China’s top market regulator has revoked organic certification for five Chinese wineries involving 11 different wines after finding they have failed to comply with the country’s organic rules.
According to State Administration for Market Regulation, these five wineries that have flunked organic certification requirements are Yantai Kai Si Di Long Wine company (烟台凯斯蒂隆葡萄酒有限公司) in Shandong, Chateau Mogao (甘肃莫高实业有限公司) in northwestern Gansu province, and three wineries in Xinjiang including Qianhui Xi Yu wine company (新疆千回西域葡萄酒有限公司), Les Champes d’Or (新疆乡都酒业有限公司) and Turpan Chateau Loulan (土鲁番楼兰酒业股份有限公司).
The clampdown served as a warning to wineries that have capitalized organic wine trend for marketing purpose and profits.
China’s organic market with consumption of organic produce (including wine and spirits) is valued at US$4.5 billion in 2014, where specialist stores are appearing in increasing numbers, particularly in Beijing and Shanghai.
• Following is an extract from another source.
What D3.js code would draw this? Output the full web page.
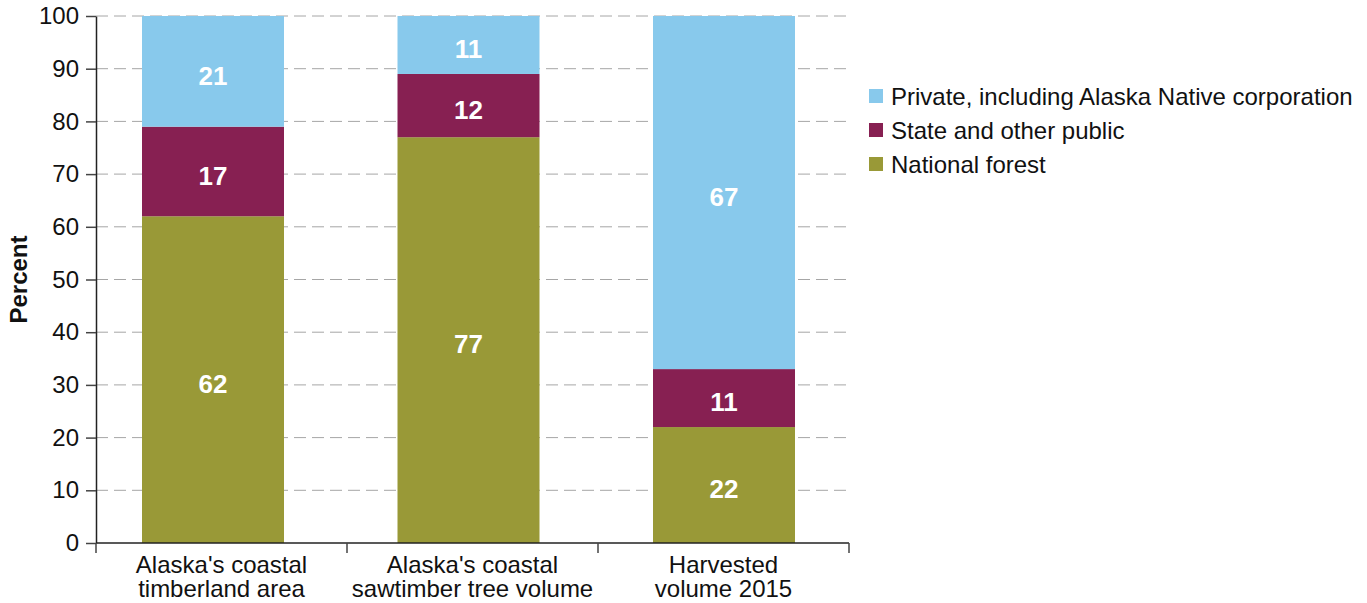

The market is expected to grow with more health conscious consumers.
Eleven of the wines produced from the five wineries were found to have used fungicide carbendazim and in some cases metalaxyl, both are banned for organic products.
All the wines are sold on China’s leading e-commerce platforms including Tmall, JD.com and Suning, leading the market regulator to warn consumers against these flagged wines ahead of Chinese New Year in February. Wines from Mogao, Les Champs d’Or and Loulan failed second test as well, the regulator noted.
Four organic certification agencies that issued these organic certifications were warned and will be subject to closer scrutiny, according to the regulator.
In addition to wine, the State Administration for Market Regulation also found fungicide and pesticide in a few types of mushroom and cucumber in a random check.
Last year, China revised a list of products that could be eligible for organic certification, adding 11 more categories of products. Starting from January 1 last year, it also updated its organic certification regulations.